An analytic study was undertaken to model load history leading to fracturing of the borehole. To use the model, initial conditions must be established, given by the virgin in-situ stress state and the pore pressure, followed by the load history and the temperature history. Imposing a volumetric strain balance, a new fracturing equation is developed. Because the borehole is loaded in the radial direction, causing tension in the tangential direction, a Poisson’s effect arises. In addition, the general solution includes effects of temperature history.
Example cases will show the improvement with the new model. The first case compares the new load-history fracture model with the Kirsch solution. The Poisson’s scaling factor in the new solution leads to a higher fracture pressure than the conventional solution. This may explain some of the discrepancy between models and field data. The second case investigates the thermal effects by comparing the fracture pressure for the drilling phase with a hot production phase and a cold water injection phase.
It is believed that by including the pressure and temperature load history, a better assessment of the fracture strength is obtained, leading to better predictions.

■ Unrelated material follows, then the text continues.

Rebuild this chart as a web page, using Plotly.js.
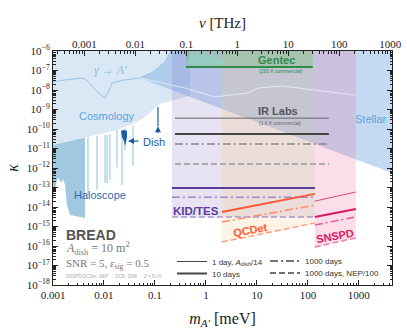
<!DOCTYPE html>
<html>
<head>
<meta charset="utf-8">
<script src="https://cdn.plot.ly/plotly-3.0.1.min.js"></script>
<style>
  html, body { margin: 0; padding: 0; background: #fff; }
  #chart { width: 407px; height: 333px; }
</style>
</head>
<body>
<div id="chart"></div>
<script>
// limites du graphique
const KAPPA_TOP = 2e-6;
const M_RIGHT = 6000;
const MEV_TO_THZ = 0.2418;

// Cosmologie : bord inférieur
const cosmoM = [0.001, 0.00172, 0.00387, 0.00836, 0.018, 0.0324, 0.0444, 0.0637, 0.0798, 0.105, 0.137, 0.197, 0.247, 0.486];
const cosmoK = [1.5e-11, 2.1e-11, 3.5e-11, 5.5e-11, 8.9e-11, 1.6e-10, 2.3e-10, 4.2e-10, 7.4e-10, 1.35e-9, 2.1e-9, 2.7e-9, 3.1e-9, 4.9e-9];

// gamma -> A'
const gammaM = [0.001, 0.00157, 0.00371, 0.00465, 0.0073, 0.0105, 0.012, 0.0144, 0.0236, 0.0508, 0.0914, 0.157, 0.197, 0.206];
const gammaK = [2.6e-8, 3.2e-8, 4.1e-8, 3.2e-8, 8e-9, 3.9e-9, 7.1e-9, 2.3e-8, 3.2e-8, 4.1e-8, 8.4e-8, 2.7e-7, 7.9e-7, 1e-6];
const gamma2M = [0.0508, 0.387, 1.5, 6.67, 10.5, 30.9, 137, 836];
const gamma2K = [4.1e-8, 1.26e-8, 4.4e-9, 7.1e-9, 1.26e-8, 1.6e-8, 1e-8, 5.5e-9];

// stellaire
const stellarM = [0.0508, 10, 6000];
const stellarK = [4.1e-8, 2.2e-10, 4.1e-13];

// haloscopes
const haloM = [0.001, 0.001094, 0.0012, 0.00131, 0.00144, 0.00157, 0.00172, 0.00188, 0.00216, 0.00424, 0.00424, 0.00387, 0.00172, 0.001];
const haloK = [2.3e-14, 7.4e-14, 2.4e-13, 3.1e-13, 1.7e-13, 2.7e-13, 1.35e-13, 1.26e-14, 3.9e-15, 2.7e-15, 3.6e-11, 3.5e-11, 2.1e-11, 1.5e-11];
const spikeM = [0.00485, 0.0073, 0.0105, 0.0115, 0.0131, 0.018, 0.0226, 0.0258, 0.037];
const spikeTop = [3.8e-11, 4.5e-11, 5e-11, 5e-11, 5.5e-11, 8.9e-11, 1e-10, 1.1e-10, 1.5e-10];
const spikeBot = [4.2e-14, 7.4e-14, 1.7e-13, 1.7e-13, 2.4e-13, 1.1e-12, 1.35e-13, 8.3e-12, 1.4e-12];

// Dish
const dishM = [0.0216, 0.0247, 0.0283, 0.0283, 0.027, 0.0258, 0.0247, 0.0225];
const dishK = [7.9e-11, 8.9e-11, 7.9e-11, 3.9e-11, 2.1e-11, 1.35e-11, 2.4e-11, 3.9e-11];
const dishArrowM = [0.1146, 0.1146];
const dishArrowK = [1.4e-10, 1.35e-9];

// pics dans la zone Gentec
const peakM = [0.424, 0.486, 0.531, 0.582, 0.637, 0.697, 0.762, 0.873, 1.0, 1.094, 1.25, 1.435, 1.64, 1.88, 2.25, 2.7];
const peakK = [1.9e-7, 4.4e-7, 8.9e-7, 4.9e-7, 7.0e-7, 1e-6, 4.9e-7, 6.2e-7, 7.9e-7, 4.4e-7, 5.5e-7, 6.2e-7, 3.9e-7, 4.4e-7, 2.7e-7, 1.9e-7];

// détecteurs
const gentecM = [0.406, 125];
const gentecK = [1.5e-7, 1.5e-7];

const irM = [0.247, 258];
const irThin = [3.6e-10, 3.6e-10];
const irThick = [5.5e-11, 5.5e-11];
const irDashDot = [1.7e-11, 1.7e-11];
const irDash = [1.6e-12, 1.6e-12];

const kidM = [0.215, 137];
const kidThick = [9.3e-14, 9.3e-14];
const kidDashDot = [3.2e-14, 3.2e-14];
const kidDash = [3.1e-15, 3.1e-15];

const qcdM = [2.06, 137];
const qcdThick = [5.5e-15, 4.7e-14];
const qcdDashDot = [1.7e-15, 1.26e-14];
const qcdDash = [1.6e-16, 1.5e-15];

const snM = [137, 873];
const snThin = [2.0e-14, 5.9e-14];
const snThick = [3.1e-15, 7.9e-15];
const snDashDot = [1.2e-15, 3.1e-15];
const snDash = [8.9e-17, 2.6e-16];

const tickVals = [0.001, 0.01, 0.1, 1, 10, 100, 1000];
const tickText = ['0.001', '0.01', '0.1', '1', '10', '100', '1000'];
const yExp = [-18, -17, -16, -15, -14, -13, -12, -11, -10, -9, -8, -7, -6];

const DASHDOT = '8px,3px,2px,3px';
const DASH = '6px,3px';
const SERIF = 'Liberation Serif, serif';
const SANS = 'Liberation Sans, Arial, sans-serif';

function zone(xs, ys, color) {
    return {x: xs, y: ys, mode: 'lines', fill: 'toself', fillcolor: color,
        line: {width: 0}, hoverinfo: 'skip', showlegend: false};
}
// bande verticale depuis une courbe jusqu'en haut
function bande(xs, ys, color) {
    return zone(xs.concat([xs[1], xs[0]]), ys.concat([KAPPA_TOP, KAPPA_TOP]), color);
}
function trait(xs, ys, color, width, dash) {
    return {x: xs, y: ys, mode: 'lines', line: {color: color, width: width, dash: dash || 'solid'},
        hoverinfo: 'skip', showlegend: false};
}

let traces = [];
// cosmologie
traces.push(zone(cosmoM.concat([cosmoM[cosmoM.length - 1], cosmoM[0]]),
    cosmoK.concat([KAPPA_TOP, KAPPA_TOP]), '#dae8f6'));
// haloscope
traces.push(zone(haloM, haloK, '#a0c9e1'));
let sx = [], sy = [];
for (let i = 0; i < spikeM.length; i++) {
    sx.push(spikeM[i], spikeM[i], null);
    sy.push(spikeTop[i], spikeBot[i], null);
}
traces.push(trait(sx, sy, '#a9cfe6', 1.3));
// stellaire
let stX = gammaM.slice(9).concat([gammaM[gammaM.length - 1], M_RIGHT]).concat(stellarM.slice().reverse());
let stY = gammaK.slice(9).concat([KAPPA_TOP, KAPPA_TOP]).concat(stellarK.slice().reverse());
traces.push(zone(stX, stY, 'rgba(120,170,225,0.43)'));
// bandes des détecteurs
traces.push(bande(kidM, kidDash, 'rgba(130,100,190,0.18)'));
traces.push(bande(qcdM, qcdDash, 'rgba(250,200,130,0.22)'));
traces.push(bande(snM, snDash, 'rgba(235,90,150,0.2)'));
traces.push(bande(gentecM, gentecK, 'rgba(110,190,110,0.35)'));
traces.push(zone(peakM, peakK, 'rgba(150,210,200,0.7)'));
// gamma -> A'
traces.push(trait(gammaM, gammaK, '#9cc3e6', 1));
traces.push(trait(gamma2M, gamma2K, 'rgba(225,238,250,0.9)', 1));
// Dish
traces.push(zone(dishM, dishK, '#1d5aa6'));
traces.push(trait(dishArrowM, dishArrowK, '#1d5aa6', 1.2));
// lignes
traces.push(trait(gentecM, gentecK, '#2e8b4a', 2));
traces.push(trait(irM, irThin, '#666', 1));
traces.push(trait(irM, irThick, '#444', 2));
traces.push(trait(irM, irDashDot, '#888', 1.3, DASHDOT));
traces.push(trait(irM, irDash, '#999', 1.3, DASH));
traces.push(trait(kidM, kidThick, '#5a3c9b', 2));
traces.push(trait(kidM, kidDashDot, '#9d8ac7', 1.5, DASHDOT));
traces.push(trait(kidM, kidDash, '#a997d0', 1.5, DASH));
traces.push(trait(qcdM, qcdThick, '#ff5733', 2));
traces.push(trait(qcdM, qcdDashDot, '#ff8a65', 1.5, DASHDOT));
traces.push(trait(qcdM, qcdDash, '#ff9e80', 1.5, DASH));
traces.push(trait(snM, snThin, '#e0457b', 1));
traces.push(trait(snM, snThick, '#d81b60', 2));
traces.push(trait(snM, snDashDot, '#e75a8a', 1.5, DASHDOT));
traces.push(trait(snM, snDash, '#f07fa5', 1.5, DASH));

// légende : une entrée par légende
function leg(name, width, dash, legend) {
    return {x: [null], y: [null], mode: 'lines', name: name, legend: legend,
        line: {color: '#444', width: width, dash: dash || 'solid'}};
}
traces.push(leg('1 day, <i>A</i><sub>dish</sub>/14', 1, 'solid', 'legend'));
traces.push(leg('10 days', 2, 'solid', 'legend2'));
traces.push(leg('1000 days', 1.5, DASHDOT, 'legend3'));
traces.push(leg('1000 days, NEP/100', 1.5, DASH, 'legend4'));
// axe du haut
traces.push({x: [], y: [], xaxis: 'x2', mode: 'lines', showlegend: false});

// conversion pixel -> papier pour les textes
const L = 53, R = 392, T = 51, B = 285;
function px(x) { return (x - L) / (R - L); }
function py(y) { return (B - y) / (B - T); }
function txt(text, x, y, color, size, opts) {
    return Object.assign({text: text, x: px(x), y: py(y), xref: 'paper', yref: 'paper',
        xanchor: 'center', yanchor: 'middle',
        showarrow: false, font: {family: SANS, size: size, color: color}}, opts || {});
}

let annotations = [
    txt('<i>γ</i> → <i>A′</i>', 110, 70, '#8dbbe2', 12, {font: {family: SERIF, size: 12, color: '#8dbbe2'}}),
    txt('Cosmology', 107, 116, '#5aa3dc', 11),
    txt('Haloscope', 100, 195, '#2b6cb0', 11),
    txt('Dish', 154, 142, '#1d5aa6', 11),
    txt('Stellar', 371, 119, '#5aa3dc', 11),
    txt('<b>Gentec</b>', 256, 60, '#2e8b4a', 11, {xanchor: 'left'}),
    txt('(293 K commercial)', 257, 71, '#2e8b4a', 5, {xanchor: 'left'}),
    txt('<b>IR Labs</b>', 256, 111, '#555', 11, {xanchor: 'left'}),
    txt('(1.6 K commercial)', 257, 122.5, '#666', 5, {xanchor: 'left'}),
    txt('<b>KID/TES</b>', 171, 211, '#5a3c9b', 11.5, {xanchor: 'left'}),
    txt('<b>QCDet</b>', 250, 230, '#ff5a36', 11, {textangle: -10}),
    txt('<b>SNSPD</b>', 335, 236, '#d81b60', 11, {textangle: -10}),
    txt('<b>BREAD</b>', 64, 235, '#555', 14, {xanchor: 'left'}),
    txt('<i>A</i><sub>dish</sub> = 10 m<sup>2</sup>', 64, 248, '#777', 12, {xanchor: 'left', font: {family: SERIF, size: 12, color: '#777'}}),
    txt('SNR = 5, <i>ε</i><sub>sig</sub> = 0.5', 64, 263.5, '#777', 11, {xanchor: 'left', font: {family: SERIF, size: 11, color: '#777'}}),
    txt('SNSPD/QCDet: NEP → DCR, SNR → <i>Z</i> = 5/√<i>N</i>', 64, 276, '#aaa', 4.5, {xanchor: 'left'}),
    // flèches Dish
    {x: Math.log10(0.0296), y: Math.log10(2.4e-11), xref: 'x', yref: 'y', ax: 12, ay: 0,
        showarrow: true, arrowhead: 2, arrowsize: 1, arrowwidth: 1.2, arrowcolor: '#1d5aa6', text: ''},
    {x: Math.log10(0.1146), y: Math.log10(1.4e-10), xref: 'x', yref: 'y', ax: 0, ay: 8,
        showarrow: true, arrowhead: 2, arrowsize: 1, arrowwidth: 1.2, arrowcolor: '#1d5aa6', text: ''}
];

// graduations
let minorX = [], minorY = [];
for (let e = -4; e <= 4; e++) {
    for (let d = 2; d <= 9; d++) minorX.push(d * Math.pow(10, e));
}
for (let e = -19; e <= -6; e++) {
    for (let d = 2; d <= 9; d++) minorY.push(d * Math.pow(10, e));
}
let yVals = yExp.map(e => Math.pow(10, e));
let yText = yExp.map(e => '10<sup>−' + (-e) + '</sup>');

const xRange = [-3, 3.65];
function legendAt(x, y) {
    return {x: px(x), y: py(y), xanchor: 'left', yanchor: 'top', bgcolor: 'rgba(0,0,0,0)',
        font: {family: SANS, size: 8, color: '#333'}, itemwidth: 30};
}
let layout = {
    width: 407, height: 333,
    margin: {l: L, r: 407 - R, t: T, b: 333 - B},
    paper_bgcolor: '#fff', plot_bgcolor: '#fff',
    font: {family: SERIF, size: 11, color: '#222'},
    xaxis: {
        type: 'log', range: xRange, tickvals: tickVals, ticktext: tickText,
        ticks: 'inside', ticklen: 5, tickcolor: '#222', showgrid: false, zeroline: false,
        showline: true, linecolor: '#222', linewidth: 1, mirror: true,
        minor: {tickvals: minorX, ticks: 'inside', ticklen: 2.5, tickcolor: '#222', showgrid: false},
        tickfont: {family: SERIF, size: 11},
        title: {text: '<i>m</i><sub><i>A′</i></sub> [meV]', font: {family: SERIF, size: 16}, standoff: 12}
    },
    xaxis2: {
        type: 'log', overlaying: 'x', side: 'top', anchor: 'y',
        range: [xRange[0] + Math.log10(MEV_TO_THZ), xRange[1] + Math.log10(MEV_TO_THZ)],
        tickvals: tickVals, ticktext: tickText,
        ticks: 'inside', ticklen: 5, tickcolor: '#222', showgrid: false, zeroline: false,
        minor: {tickvals: minorX, ticks: 'inside', ticklen: 2.5, tickcolor: '#222', showgrid: false},
        tickfont: {family: SERIF, size: 11},
        title: {text: '<i>ν</i> [THz]', font: {family: SERIF, size: 15}, standoff: 5}
    },
    yaxis: {
        type: 'log', range: [-18, -6], tickvals: yVals, ticktext: yText,
        ticks: 'inside', ticklen: 5, tickcolor: '#222', showgrid: false, zeroline: false,
        showline: true, linecolor: '#222', linewidth: 1, mirror: 'ticks',
        minor: {tickvals: minorY, ticks: 'inside', ticklen: 2.5, tickcolor: '#222', showgrid: false},
        tickfont: {family: SERIF, size: 11},
        title: {text: '<i>κ</i>', font: {family: SERIF, size: 16}, standoff: 4}
    },
    legend: legendAt(172, 247),
    legend2: legendAt(172, 259),
    legend3: legendAt(265, 246.5),
    legend4: legendAt(265, 258.5),
    annotations: annotations
};

Plotly.newPlot('chart', traces, layout, {displayModeBar: false, staticPlot: true});
</script>
</body>
</html>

Introduction Basis for the model
Although the Kirch solution for stresses in a circular hole was published more than 100 years ago, it was not until 1980 that borehole mechanics started being applied to petroleum drilling. At that time, deviated wells were evolving, and due to the complexity, high inclination and increasing length of these, borehole stability was identified as a critical factor. Bradley (1979) is considered to be the person who introduced application of classical mechanics into the petroleum industry, by analysing borehole fracturing and collapse in deviated boreholes. Later, Aadnoy and Chenevert (1987) presented the mathematical framework and elaborated on the applications. These early works still form the basis for modern wellbore stability analyses.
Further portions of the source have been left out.